«Нет! — кричала я. — Нет, мама, я его не брошу! Давайте останемся вместе навсегда, как мы говорили! О, мама, пожалуйста, не делай этого…»
Отчим умолял ее передумать, но мама умела быть решительной. Я винила ее, но должна признать, что вина не была целиком на ней. Мама старалась сохранить брак, но нереалистичные представления Хэла, что он найдет хорошую работу в любой момент, и безрассудное курение, несмотря на постоянные заверения врачей, что сигареты убьют его, были непереносимы для нее. Так мы вместе с ней вернулись к бабушке и дедушке.
Больше я никогда не видела Хэла Паркера.
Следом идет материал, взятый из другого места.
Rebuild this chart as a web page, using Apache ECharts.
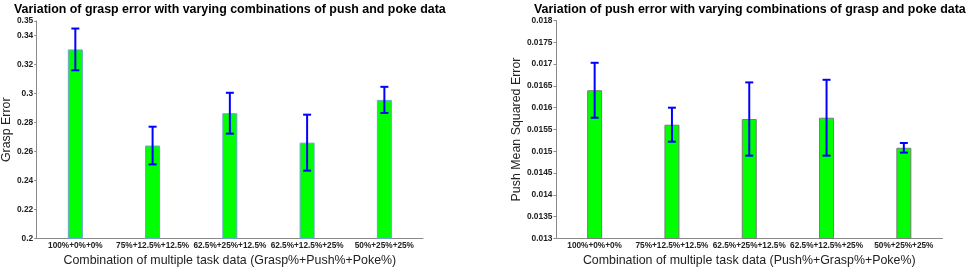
<!DOCTYPE html>
<html>
<head>
<meta charset="utf-8">
<script src="https://cdn.jsdelivr.net/npm/echarts@6/dist/echarts.min.js"></script>
<style>html,body{margin:0;padding:0;background:#fff}#c{width:969px;height:272px}</style>
</head>
<body>
<div id="c"></div>
<script>
const categories = ['100%+0%+0%', '75%+12.5%+12.5%', '62.5%+25%+12.5%', '62.5%+12.5%+25%', '50%+25%+25%'];
const graspMean = [0.3304, 0.2641, 0.2864, 0.2661, 0.2956];
const graspErr = [0.0144, 0.0130, 0.0141, 0.0193, 0.0090];
const pushMean = [0.01640, 0.01561, 0.01574, 0.01577, 0.01508];
const pushErr = [0.00063, 0.00039, 0.00084, 0.00087, 0.00011];
const titles = ['Variation of grasp error with varying combinations of push and poke data',
                'Variation of push error with varying combinations of grasp and poke data'];
const yNames = ['Grasp Error', 'Push Mean Squared Error'];
const xNames = ['Combination of multiple task data (Grasp%+Push%+Poke%)',
                'Combination of multiple task data (Push%+Grasp%+Poke%)'];

const FONT = 'Liberation Sans, Arial, sans-serif';
const axisColor = '#8a8a8a';

function errData(mean, err) {
  return mean.map((m, i) => [i, m - err[i], m + err[i]]);
}
function renderErr(params, api) {
  const lo = api.coord([api.value(0), api.value(1)]);
  const hi = api.coord([api.value(0), api.value(2)]);
  const hw = 4;
  const style = {stroke: '#0000ff', lineWidth: 2};
  return {
    type: 'group',
    children: [
      {type: 'line', shape: {x1: lo[0], y1: lo[1], x2: hi[0], y2: hi[1]}, style},
      {type: 'line', shape: {x1: lo[0] - hw, y1: lo[1], x2: lo[0] + hw, y2: lo[1]}, style},
      {type: 'line', shape: {x1: hi[0] - hw, y1: hi[1], x2: hi[0] + hw, y2: hi[1]}, style}
    ]
  };
}
function fmt(v) { return String(+v.toFixed(5)); }

const chart = echarts.init(document.getElementById('c'), null, {renderer: 'canvas'});
const grids = [
  {left: 36, right: 546, top: 21, bottom: 28.5},
  {left: 556, right: 26.5, top: 20.5, bottom: 28}
];
const yRanges = [[0.2, 0.35, 0.02], [0.013, 0.018, 0.0005]];
const borderColors = ['#6fa0d8', '#7a7a7a'];
const means = [graspMean, pushMean];
const errs = [graspErr, pushErr];

const titleStyle = {fontFamily: FONT, fontSize: 12.4, fontWeight: 'bold', color: '#000'};
const option = {
  animation: false,
  title: [
    {text: titles[0], left: 14, top: 4, padding: 0, textStyle: titleStyle},
    {text: titles[1], left: 534, top: 4, padding: 0, textStyle: titleStyle}
  ],
  grid: grids,
  xAxis: [0, 1].map(i => ({
    type: 'category', gridIndex: i, data: categories,
    name: xNames[i], nameLocation: 'middle', nameGap: 16.5,
    nameTextStyle: {fontFamily: FONT, fontSize: 12.4, color: '#222'},
    axisLine: {lineStyle: {color: axisColor}},
    axisTick: {show: false},
    axisLabel: {fontFamily: FONT, fontSize: 8.25, fontWeight: 'bold', color: '#222', margin: 3, interval: 0}
  })),
  yAxis: [0, 1].map(i => ({
    type: 'value', gridIndex: i, min: yRanges[i][0], max: yRanges[i][1], interval: yRanges[i][2],
    name: yNames[i], nameLocation: 'middle', nameGap: i === 0 ? 17 : 29,
    nameTextStyle: {fontFamily: FONT, fontSize: 12.4, color: '#222'},
    axisLine: {show: true, lineStyle: {color: axisColor}},
    axisTick: {show: true, inside: false, length: 2.5, lineStyle: {color: axisColor}},
    splitLine: {show: false},
    axisLabel: {fontFamily: FONT, fontSize: 8.4, fontWeight: 'bold', color: '#222', margin: 3.5, formatter: fmt}
  })),
  series: [0, 1].flatMap(i => [
    {
      type: 'bar', xAxisIndex: i, yAxisIndex: i, data: means[i], barWidth: 15,
      itemStyle: {color: '#00ff00', borderColor: borderColors[i], borderWidth: 1}
    },
    {
      type: 'custom', xAxisIndex: i, yAxisIndex: i, data: errData(means[i], errs[i]),
      renderItem: renderErr, encode: {x: 0, y: [1, 2]}, z: 5
    }
  ])
};
chart.setOption(option);
</script>
</body>
</html>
Тем не менее я о нем слышала. Несколько лет назад он слег в больницу из-за болезни кровообращения. Почти слепой, он зажег сигарету, несмотря на запрет. Ко времени, когда к нему подоспела медсестра, его матрас был объят пламенем, и он умер. Курение, как и предсказывали доктора, убило его.
Будучи разведенной и имея теперь (когда заботу о нас взял на себя дедушка) больше времени на меня, мама перестала быть такой снисходительной и терпимой, какой я ее знала. Когда мне было десять, она записала меня в школу при церкви Святых Даров — не из религиозных соображений, а потому что в строгой католической школе легче было контролировать меня. Время от времени она продолжала ходить на романтические свидания — позже она вышла замуж в третий раз, — и когда ее собственная жизнь была заполненной, она становилась беззаботной, жизнерадостной и счастливой, как обычно. Если же была увлечена я, она становилась тревожной и даже подозрительной.
Даже дедушка не так беспокоился за меня, как мама. Когда я возвращалась домой с улицы, она обрушивалась на меня с вопросами: «Почему так поздно? С кем ты играла? Разве я не говорила тебе, чтобы ты не играла с этим Джонсоном?» Чем больше она задавала мне подобных вопросов, тем больше я переживала, что делаю что-то огорчающее ее.
Я никак не могла взять в толк, в чем дело, и пыталась понять. Но все, что мама говорила, это:
— Будь хорошей девочкой. Никогда не заставляй меня стыдиться тебя.
— Ты же знаешь, я ничего плохого не делаю, мама. Почему ты всегда задаешь мне эти странные вопросы?
— Я просто хочу, чтобы ты играла с хорошими соседскими девочками, — отвечала она и тут же посылала меня в продовольственный магазин, что опровергало только что сказанное.
Почему она никогда не отвечала на мои вопросы? Почему моя мама, которую я так любила, оставляла мои вопросы витать в воздухе? Я не знала слово «секс», но постепенно мне стало ясно, что мамино беспокойство по поводу моих товарищей по играм было связано с чем-то в этом роде. Я знала, откуда появляются дети. Мама не говорила об этом, но кое-что мне рассказала одна девочка моего возраста, другая девочка, постарше, рассказала больше, а остальное я домыслила сама. Я боялась пойти к маме и поделиться тем, что узнала, или думала, что знаю.
Когда мне было одиннадцать, у меня начались месячные, к чему мама меня не подготовила. Однажды утром я проснулась и увидела кровь на простыне и ночной рубашке. В ужасе я позвала маму, она взглянула и объяснила.
Теперь это не имело смысла.
— Ты говоришь, что это бывает у всех девочек, — допытывалась я. — Почему же ты не предупредила меня заранее?
Мама сказала, что ей жаль, но есть такие вещи, о которых мамы стесняются говорить.
— Почему? — настаивала я.
— Потому что неизвестно, — вздохнула мама, — какой вопрос приведет к сотне других.
У меня была сотня вопросов. И больше. Я стала искать кого-то, кто ответит, кого-то, кому можно доверять, кто будет честен со мной.